* Written request *
Gather up every line from the entries below that uses the word "this".

* Exercise material *
— Start —
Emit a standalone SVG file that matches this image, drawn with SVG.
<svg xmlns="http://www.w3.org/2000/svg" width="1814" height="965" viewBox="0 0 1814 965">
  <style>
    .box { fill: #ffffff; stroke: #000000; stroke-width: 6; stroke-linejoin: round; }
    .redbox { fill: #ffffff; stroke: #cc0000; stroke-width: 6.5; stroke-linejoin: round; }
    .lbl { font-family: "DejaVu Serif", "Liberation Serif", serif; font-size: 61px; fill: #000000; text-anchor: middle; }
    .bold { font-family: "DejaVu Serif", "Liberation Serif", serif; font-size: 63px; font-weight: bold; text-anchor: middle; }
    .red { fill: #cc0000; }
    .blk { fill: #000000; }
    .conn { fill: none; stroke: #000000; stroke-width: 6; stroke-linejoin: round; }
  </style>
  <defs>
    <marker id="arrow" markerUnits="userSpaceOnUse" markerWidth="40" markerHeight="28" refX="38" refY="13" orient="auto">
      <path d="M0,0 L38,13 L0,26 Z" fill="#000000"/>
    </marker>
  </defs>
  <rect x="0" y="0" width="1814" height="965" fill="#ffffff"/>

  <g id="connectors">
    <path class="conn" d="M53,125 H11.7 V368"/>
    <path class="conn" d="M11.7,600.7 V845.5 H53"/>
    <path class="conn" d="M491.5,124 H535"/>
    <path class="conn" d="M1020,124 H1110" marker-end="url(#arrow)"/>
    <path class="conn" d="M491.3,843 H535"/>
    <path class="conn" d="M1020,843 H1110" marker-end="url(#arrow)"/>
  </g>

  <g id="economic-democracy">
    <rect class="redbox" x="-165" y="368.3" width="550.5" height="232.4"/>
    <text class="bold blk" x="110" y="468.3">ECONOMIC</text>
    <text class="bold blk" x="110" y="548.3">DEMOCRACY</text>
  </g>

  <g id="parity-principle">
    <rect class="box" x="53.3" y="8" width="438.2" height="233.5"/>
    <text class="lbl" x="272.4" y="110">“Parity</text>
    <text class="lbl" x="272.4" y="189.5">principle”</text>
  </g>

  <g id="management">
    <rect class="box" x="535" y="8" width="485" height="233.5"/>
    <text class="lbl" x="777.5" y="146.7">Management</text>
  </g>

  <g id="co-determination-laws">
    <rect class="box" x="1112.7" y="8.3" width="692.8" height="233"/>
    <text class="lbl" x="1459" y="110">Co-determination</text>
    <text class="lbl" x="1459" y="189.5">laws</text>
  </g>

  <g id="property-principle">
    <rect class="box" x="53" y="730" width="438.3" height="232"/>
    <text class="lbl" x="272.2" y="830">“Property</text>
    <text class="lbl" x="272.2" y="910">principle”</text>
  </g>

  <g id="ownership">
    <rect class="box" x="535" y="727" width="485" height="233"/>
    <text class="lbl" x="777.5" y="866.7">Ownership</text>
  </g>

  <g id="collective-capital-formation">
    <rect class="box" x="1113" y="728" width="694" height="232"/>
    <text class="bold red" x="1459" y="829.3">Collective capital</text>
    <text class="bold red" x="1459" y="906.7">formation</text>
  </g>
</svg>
— End —
— Start —
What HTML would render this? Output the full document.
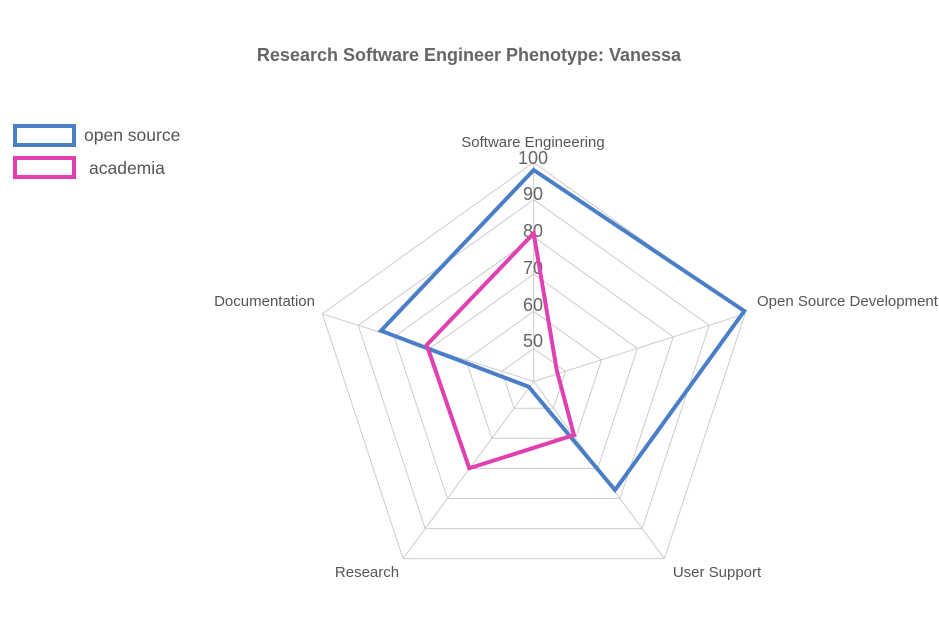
— End —
* Right answer *
Emit a standalone SVG file that matches this image, drawn with SVG.
What HTML would render this? Output the full document.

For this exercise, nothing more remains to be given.